No objection was raised by the parties, and moreso the Claimant as to the issues that would be presented to the arbitrator for determination. In accordance therefore with the provisions of Section 5 of the Act, the Claimants waived their right to object to the jurisdiction of the arbitrator once they had agreed and commenced arbitral proceedings to their logical conclusion.
Further, at Section 35(2)(a)(iv) of the Act, it is provided that;
An arbitral award may be set aside by the High Court only if-
iv. the arbitral award deals with a dispute not contemplated by or not falling within the terms of the reference to arbitration or contains decisions on matters beyond the scope of the reference to arbitration, provided that if the decisions on matters referred to arbitration can be separated from those not so referred, only that part of the arbitral award which contains decisions on matters not referred to arbitration may be set aside; o
The Claimant had failed to establish that indeed the matters or issues dealt with by the arbitrator were beyond his scope as provided under Section 35(2)(a)(iv) of the Act, or that the matter was not capable of settlement by arbitration under the laws of Kenya as provided under Section 35(2)(b)(i).
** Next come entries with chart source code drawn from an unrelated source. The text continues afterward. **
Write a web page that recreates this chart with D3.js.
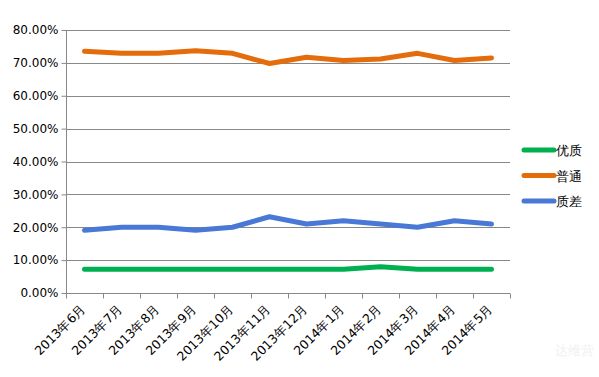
<!DOCTYPE html>
<html>
<head>
<meta charset="utf-8">
<script src="https://cdn.jsdelivr.net/npm/d3@7"></script>
<style>
  body { margin: 0; background: #fff; }
  text { font-family: "DejaVu Sans", sans-serif; }
</style>
</head>
<body>
<script>
var months = ["2013年6月", "2013年7月", "2013年8月", "2013年9月", "2013年10月", "2013年11月",
              "2013年12月", "2014年1月", "2014年2月", "2014年3月", "2014年4月", "2014年5月"];
var youzhi = [0.072, 0.072, 0.072, 0.072, 0.072, 0.072, 0.072, 0.072, 0.080, 0.072, 0.072, 0.072];
var putong = [0.735, 0.729, 0.729, 0.737, 0.729, 0.698, 0.717, 0.707, 0.712, 0.729, 0.707, 0.715];
var zhicha = [0.191, 0.200, 0.200, 0.191, 0.200, 0.232, 0.210, 0.220, 0.210, 0.200, 0.220, 0.210];
var seriesNames = ["优质", "普通", "质差"];
var seriesColors = ["#00b050", "#e46c0a", "#4a78d6"];
var yTicks = [0, 0.1, 0.2, 0.3, 0.4, 0.5, 0.6, 0.7, 0.8];

var series = [youzhi, putong, zhicha];

var width = 599, height = 377;
var margin = {left: 66, right: 89, top: 30, bottom: 84};

var svg = d3.select("body").append("svg").attr("width", width).attr("height", height);

var x = d3.scaleBand()
    .domain(months)
    .range([margin.left, width - margin.right]);

var y = d3.scaleLinear()
    .domain([0, 0.8])
    .range([height - margin.bottom, margin.top]);

// gridlines
svg.append("g")
    .selectAll("line")
    .data(yTicks.slice(1))
    .enter()
    .append("line")
        .attr("x1", margin.left)
        .attr("x2", width - margin.right)
        .attr("y1", function (d) { return Math.round(y(d)) + 0.5; })
        .attr("y2", function (d) { return Math.round(y(d)) + 0.5; })
        .style("stroke", "#888")
        .style("stroke-width", 1);

var yAxis = d3.axisLeft(y).tickValues(yTicks).tickFormat(d3.format(".2%")).tickSize(5);
var gy = svg.append("g")
    .attr("transform", "translate(" + (margin.left + 0.5) + ",0)")
    .call(yAxis);
gy.selectAll("text").style("font-size", "12px").style("fill", "#000").attr("x", -8);
gy.selectAll("line,path").style("stroke", "#888");
gy.select(".domain").attr("d", "M0," + y(0) + "V" + y(0.8));

// x axis with ticks at category boundaries
var gx = svg.append("g")
    .attr("transform", "translate(0," + (Math.round(y(0)) + 0.5) + ")");
gx.append("line")
    .attr("x1", margin.left).attr("x2", width - margin.right)
    .style("stroke", "#888");
gx.selectAll(".bt")
    .data(months.concat(["end"]))
    .enter()
    .append("line")
        .attr("x1", function (d, i) { return Math.round(margin.left + i * x.step()) + 0.5; })
        .attr("x2", function (d, i) { return Math.round(margin.left + i * x.step()) + 0.5; })
        .attr("y1", 0).attr("y2", 5)
        .style("stroke", "#888");
gx.selectAll(".lbl")
    .data(months)
    .enter()
    .append("text")
        .attr("text-anchor", "end")
        .attr("transform", function (d) {
            return "translate(" + (x(d) + x.bandwidth() / 2 + 2) + ",16) rotate(-45)";
        })
        .style("font-size", "12.5px")
        .style("fill", "#000")
        .text(function (d) { return d; });

// lines
var line = d3.line()
    .x(function (d, i) { return x(months[i]) + x.bandwidth() / 2; })
    .y(function (d) { return y(d); });

svg.append("g")
    .selectAll("path")
    .data(series)
    .enter()
    .append("path")
        .attr("d", line)
        .style("fill", "none")
        .style("stroke", function (d, i) { return seriesColors[i]; })
        .style("stroke-width", 5)
        .style("stroke-linejoin", "round")
        .style("stroke-linecap", "round");

// legend
var legend = svg.append("g").selectAll("g")
    .data(seriesNames)
    .enter()
    .append("g")
        .attr("transform", function (d, i) { return "translate(524," + (150 + i * 25.5) + ")"; });
legend.append("line")
    .attr("x1", 0).attr("x2", 30)
    .style("stroke", function (d, i) { return seriesColors[i]; })
    .style("stroke-width", 5)
    .style("stroke-linecap", "round");
legend.append("text")
    .attr("x", 32).attr("y", 5)
    .style("font-size", "13px")
    .style("fill", "#000")
    .text(function (d) { return d; });

// watermark
svg.append("text")
    .attr("x", 574).attr("y", 355)
    .attr("text-anchor", "middle")
    .style("font-size", "13px")
    .style("fill", "#f0f0f0")
    .text("达维营");
</script>
</body>
</html>
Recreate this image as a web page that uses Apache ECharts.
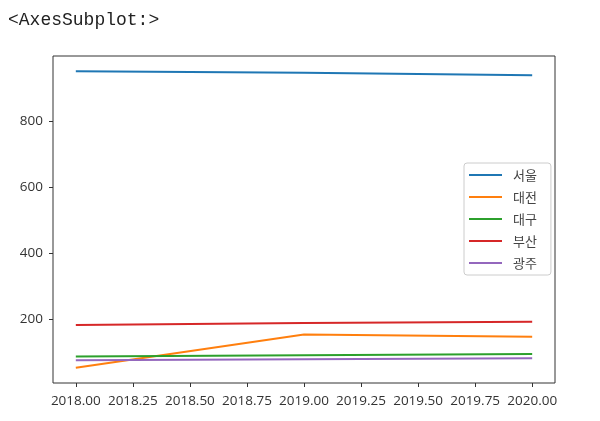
<!DOCTYPE html>
<html><head><meta charset="utf-8">
<script src="https://cdn.jsdelivr.net/npm/echarts@6/dist/echarts.min.js"></script>
<style>html,body{margin:0;padding:0;background:#fff}#c{width:600px;height:421px}</style>
</head><body><div id="c"></div>
<script>
const years = [2018, 2019, 2020];
const seriesNames = ['서울', '대전', '대구', '부산', '광주'];
const seoul = [951, 946, 939];
const daejeon = [52, 153, 146];
const daegu = [86, 90, 94];
const busan = [182, 188, 192];
const gwangju = [75, 78, 81];
const xTicks = [2018, 2018.25, 2018.5, 2018.75, 2019, 2019.25, 2019.5, 2019.75, 2020];
const yTicks = [200, 400, 600, 800];
const colors = ['#1f77b4', '#ff7f0e', '#2ca02c', '#d62728', '#9467bd'];
const values = [seoul, daejeon, daegu, busan, gwangju];

const chart = echarts.init(document.getElementById('c'));
chart.setOption({
  animation: false,
  title: {
    text: '<AxesSubplot:>', left: 3, top: 6,
    textStyle: { fontFamily: 'Liberation Mono', fontSize: 18, fontWeight: 'normal', color: '#222' }
  },
  grid: { left: 53, right: 45, top: 56, bottom: 38, show: true, borderColor: '#333', borderWidth: 1, backgroundColor: 'transparent' },
  legend: {
    orient: 'vertical', left: 464, top: 163,
    data: seriesNames,
    icon: 'rect', itemWidth: 33, itemHeight: 2, itemGap: 8,
    padding: [5, 14, 5, 5],
    borderColor: '#ccc', borderWidth: 1, borderRadius: 3,
    textStyle: { fontFamily: 'Noto Sans CJK KR', fontSize: 13, color: '#444', lineHeight: 14, padding: [0, 0, 0, 6] }
  },
  xAxis: {
    type: 'value', min: 2017.9, max: 2020.1,
    axisLine: { show: false },
    splitLine: { show: false },
    axisTick: { show: true, length: 4, lineStyle: { color: '#333' }, customValues: xTicks },
    axisLabel: { customValues: xTicks, formatter: v => v.toFixed(2), fontFamily: 'Open Sans', fontSize: 13.5, color: '#333', margin: 11 }
  },
  yAxis: {
    type: 'value', min: 6, max: 997,
    axisLine: { show: false },
    splitLine: { show: false },
    axisTick: { show: true, length: 4, lineStyle: { color: '#333' }, customValues: yTicks },
    axisLabel: { customValues: yTicks, fontFamily: 'Open Sans', fontSize: 13.5, color: '#333', margin: 10 }
  },
  series: seriesNames.map((n, i) => ({
    name: n, type: 'line', symbol: 'none',
    data: years.map((y, j) => [y, values[i][j]]),
    lineStyle: { color: colors[i], width: 2 },
    itemStyle: { color: colors[i] }
  }))
});
</script></body></html>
Under Section 35(2)(b)(ii) an award made against public policy, the Claimant has not been able to distinguish what involves public policy, or that the award was made in contravention of the same as highlighted in Christ for All Nations v Apollo Insurance Co Ltd (supra).
The Claimant after proceedings with the filing of their Statement of Claim, submissions and providing testimonies at the arbitral proceedings, cannot thereafter claim, once the award made was against them, that the issue of fraud could not be determined by the arbitrator; they would be approbating and reprobating at the same time.
The upshot is that the application by the Claimant is without merit and the same is dismissed with costs to the Respondents. Conversely, the Respondent application seeking for the adoption of the award as a judgment of the Court is allowed. Costs are awarded to the Respondents.
Dated, Signed and Delivered in Court at Nairobi this 4th day of December, 2015.